With our bank line of credit and Series A notes, we have agreed to certain financial and other covenants. We believe we were in compliance with the financial covenants under our bank line of credit and our 4.26% Series A Notes for all periods presented in the condensed consolidated financial statements.
(8) | Commitments and Contingencies |
We have entered into an employment agreement with our Chairman of the Board, President and Chief Executive Officer and change in control agreements with our other four officers. The agreements expire or may be terminated at various times. The agreements provide for continuing monthly payments or lump sum payments and the continuation of specified benefits over varying periods in certain cases following defined changes in ownership of the Company. In the event all of these agreements were exercised in the form of lump sum payments, approximately $4.3 million would be paid in addition to continuation of specified benefits for up to five years. Additionally, upon a change in control, all unvested shares awarded under our Incentive Compensation Plan, as further discussed in Note 12 of the Notes to Condensed Consolidated Financial Statements, would immediately vest.
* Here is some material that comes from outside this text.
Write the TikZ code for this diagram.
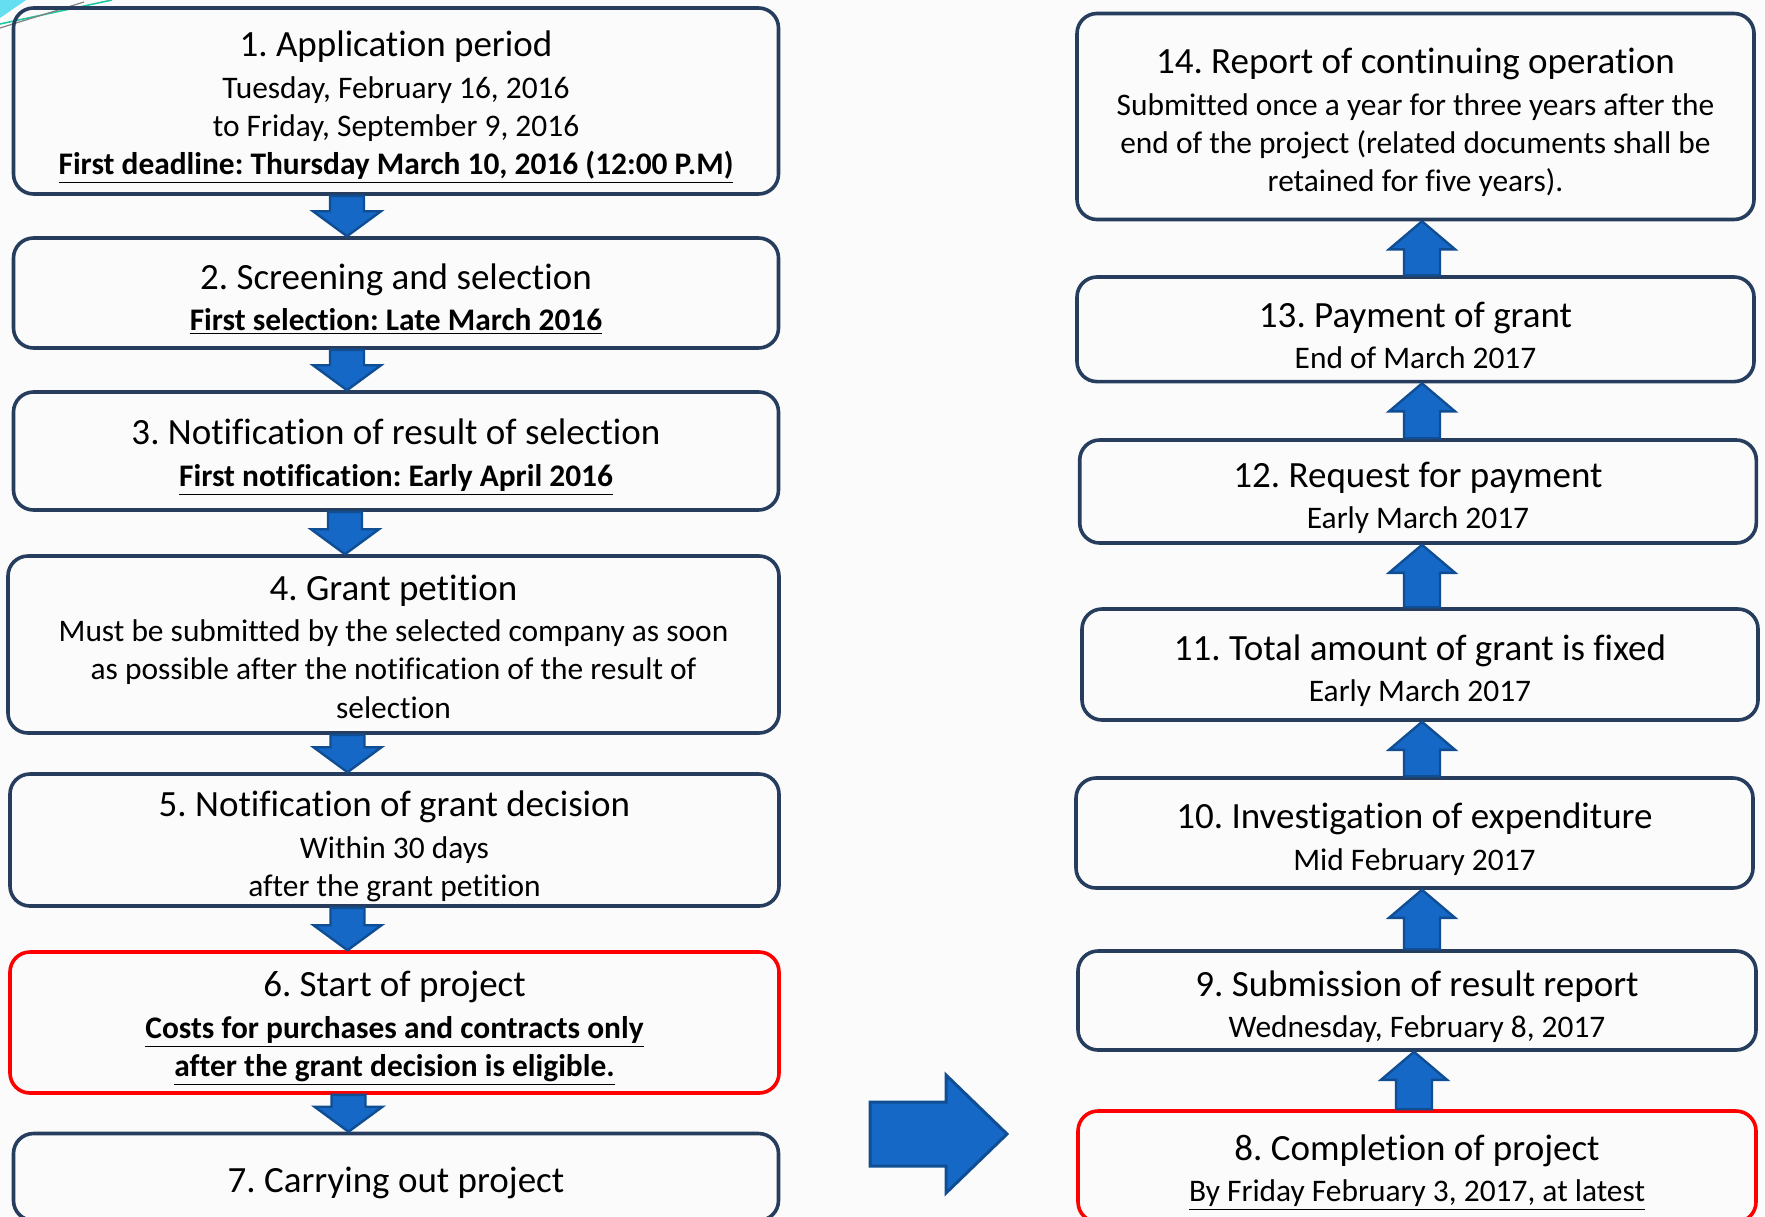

We have entered into forward purchase agreements for a portion of our non-regulated segment's natural gas purchases beginning in April, 2015 and expiring in December, 2016. The agreements require us to purchase minimum amounts of natural gas throughout the term of the agreements. The agreements are established in the normal course of business to ensure adequate natural gas supply to meet our non-regulated customers' natural gas requirements. The agreements have minimum purchase obligations of $114,000, $440,000 and $150,000 for our fiscal years ended June 30, 2015, June 30, 2016 and June 30, 2017, respectively.
We are not a party to any material pending legal proceedings.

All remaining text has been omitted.